Each squad, made up of about 13 soldiers, went through the course four times during their day on the lanes. Their mission was to escort a light medium tactical vehicle carrying supplies.

The first and second walk-throughs allowed the soldiers to stop at each point and observe their surroundings.

During the third time they rolled out, soldiers were outfitted with blank ammunition to practice firing their weapons while on the convoy.

After practicing all day, the squad was issued live ammunition, given a safety brief and sent out to be tested on the tactics, techniques and procedures they had been taught.

Headquarters and Headquarters Detachment leaders noticed the importance of familiarization of combat skills and trigger time for soldiers, both of which were accomplished during this routine exercise.

The more a soldier shoots a weapon, the better they are with it, the more comfortable they are with it and the easier it'll be for them to take out their target, said Sgt. 1st Class Donnie Jones, 720th Military Police Battalion operations noncommissioned officer and self-proclaimed "trigger man" for the exercise.

Jones communicated with the tower to let them know when the convoy is approaching the next targets. He also detonated the mock roadside bomb at the end of the exercise.

Previously deployed soldiers know the usefulness of this training and use it as a time for them to refresh and sharpen their skills.
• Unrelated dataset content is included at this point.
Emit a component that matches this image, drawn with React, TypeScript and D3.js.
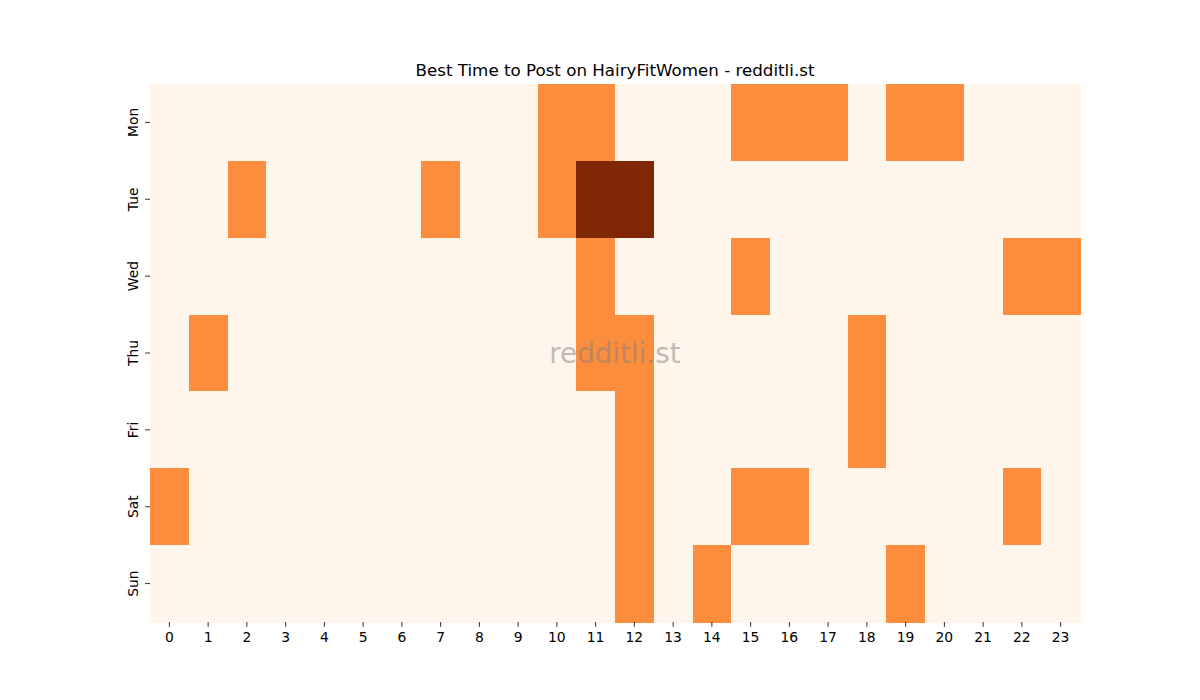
import React, { useRef, useEffect } from "react";
import * as d3 from "d3";

// rows = weekdays, columns = hour of day (0-23)
const days = ["Mon", "Tue", "Wed", "Thu", "Fri", "Sat", "Sun"];
const hours = d3.range(24).map(String);

const mon = [0, 0, 0, 0, 0, 0, 0, 0, 0, 0, 1, 1, 0, 0, 0, 1, 1, 1, 0, 1, 1, 0, 0, 0];
const tue = [0, 0, 1, 0, 0, 0, 0, 1, 0, 0, 1, 2, 2, 0, 0, 0, 0, 0, 0, 0, 0, 0, 0, 0];
const wed = [0, 0, 0, 0, 0, 0, 0, 0, 0, 0, 0, 1, 0, 0, 0, 1, 0, 0, 0, 0, 0, 0, 1, 1];
const thu = [0, 1, 0, 0, 0, 0, 0, 0, 0, 0, 0, 1, 1, 0, 0, 0, 0, 0, 1, 0, 0, 0, 0, 0];
const fri = [0, 0, 0, 0, 0, 0, 0, 0, 0, 0, 0, 0, 1, 0, 0, 0, 0, 0, 1, 0, 0, 0, 0, 0];
const sat = [1, 0, 0, 0, 0, 0, 0, 0, 0, 0, 0, 0, 1, 0, 0, 1, 1, 0, 0, 0, 0, 0, 1, 0];
const sun = [0, 0, 0, 0, 0, 0, 0, 0, 0, 0, 0, 0, 1, 0, 1, 0, 0, 0, 0, 1, 0, 0, 0, 0];

const rows = [mon, tue, wed, thu, fri, sat, sun];

const title = "Best Time to Post on HairyFitWomen - redditli.st";
const watermark = "redditli.st";

const App = () => {
  const svgRef = useRef(null);

  useEffect(() => {
    const width = 1200;
    const height = 700;
    const margin = { left: 150, right: 120, top: 84, bottom: 78 };
    const innerW = width - margin.left - margin.right;
    const innerH = height - margin.top - margin.bottom;
    const font = "'DejaVu Sans', sans-serif";

    const svg = d3.select(svgRef.current).attr("width", width).attr("height", height);
    svg.selectAll("*").remove();

    svg.append("rect").attr("width", width).attr("height", height).attr("fill", "white");

    const g = svg.append("g").attr("transform", `translate(${margin.left},${margin.top})`);

    const x = d3.scaleBand().domain(hours).range([0, innerW]);
    const y = d3.scaleBand().domain(days).range([0, innerH]);
    const color = d3.scaleSequential(d3.interpolateOranges).domain([0, 2]);

    const cells = rows.flatMap((r, i) => r.map((v, j) => ({ day: days[i], hour: hours[j], v })));

    g.selectAll("rect.cell")
      .data(cells)
      .join("rect")
      .attr("class", "cell")
      .attr("x", (d) => x(d.hour))
      .attr("y", (d) => y(d.day))
      .attr("width", x.bandwidth() + 0.5)
      .attr("height", y.bandwidth() + 0.5)
      .attr("fill", (d) => color(d.v))
      .attr("shape-rendering", "crispEdges");

    // x axis
    const xAxis = g
      .append("g")
      .attr("transform", `translate(0,${innerH})`)
      .call(d3.axisBottom(x).tickSize(4.9).tickPadding(4.9));
    xAxis.select(".domain").remove();
    xAxis.selectAll("line").attr("stroke", "black").attr("stroke-width", 0.8);
    xAxis.selectAll("text").attr("font-family", font).attr("font-size", 13.9).attr("fill", "black");

    // y axis
    const yAxis = g.append("g").call(d3.axisLeft(y).tickSize(4.9).tickFormat(() => ""));
    yAxis.select(".domain").remove();
    yAxis.selectAll("line").attr("stroke", "black").attr("stroke-width", 0.8);

    g.selectAll("text.ylab")
      .data(days)
      .join("text")
      .attr("class", "ylab")
      .attr("transform", (d) => `translate(-12,${y(d) + y.bandwidth() / 2}) rotate(-90)`)
      .attr("text-anchor", "middle")
      .attr("font-family", font)
      .attr("font-size", 13.9)
      .attr("fill", "black")
      .text((d) => d);

    // title
    svg
      .append("text")
      .attr("x", margin.left + innerW / 2)
      .attr("y", 76)
      .attr("text-anchor", "middle")
      .attr("font-family", font)
      .attr("font-size", 16.7)
      .attr("fill", "black")
      .text(title);

    // watermark
    svg
      .append("text")
      .attr("x", margin.left + innerW / 2)
      .attr("y", margin.top + innerH / 2)
      .attr("text-anchor", "middle")
      .attr("dominant-baseline", "central")
      .attr("font-family", font)
      .attr("font-size", 27.8)
      .attr("fill", "gray")
      .attr("fill-opacity", 0.5)
      .text(watermark);
  }, []);

  return <svg ref={svgRef} style={{ position: "absolute", left: 0, top: 0 }} />;
};

export default App;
"If they go out and do convoys, it'll help for those who haven't deployed yet," said Spc. Marquis Bloodworth, Headquarters and Headquarters Detachment truck driver who deployed to Camp Stryker in Iraq in 2007.

"They'll learn important things such as proper distance between trucks and what to do if an improvised explosive device hits the convoy."

Bloodworth has seen this training in action.

During his deployment, one of their convoys was hit by a roadside bomb. Thanks to multiple rehearsals, his team knew just what to do.

The detachment had another mission in mind during this training as well.

Each squad was a mixture of different soldiers from different offices and a wide variety of jobs, making teamwork another training goal.

"Primarily, we are getting soldiers out here shooting weapons and working as a team that normally isn't a team," said Capt. Andrew Douglass, Headquarters and Headquarters Detachment commander. "It's a rarity."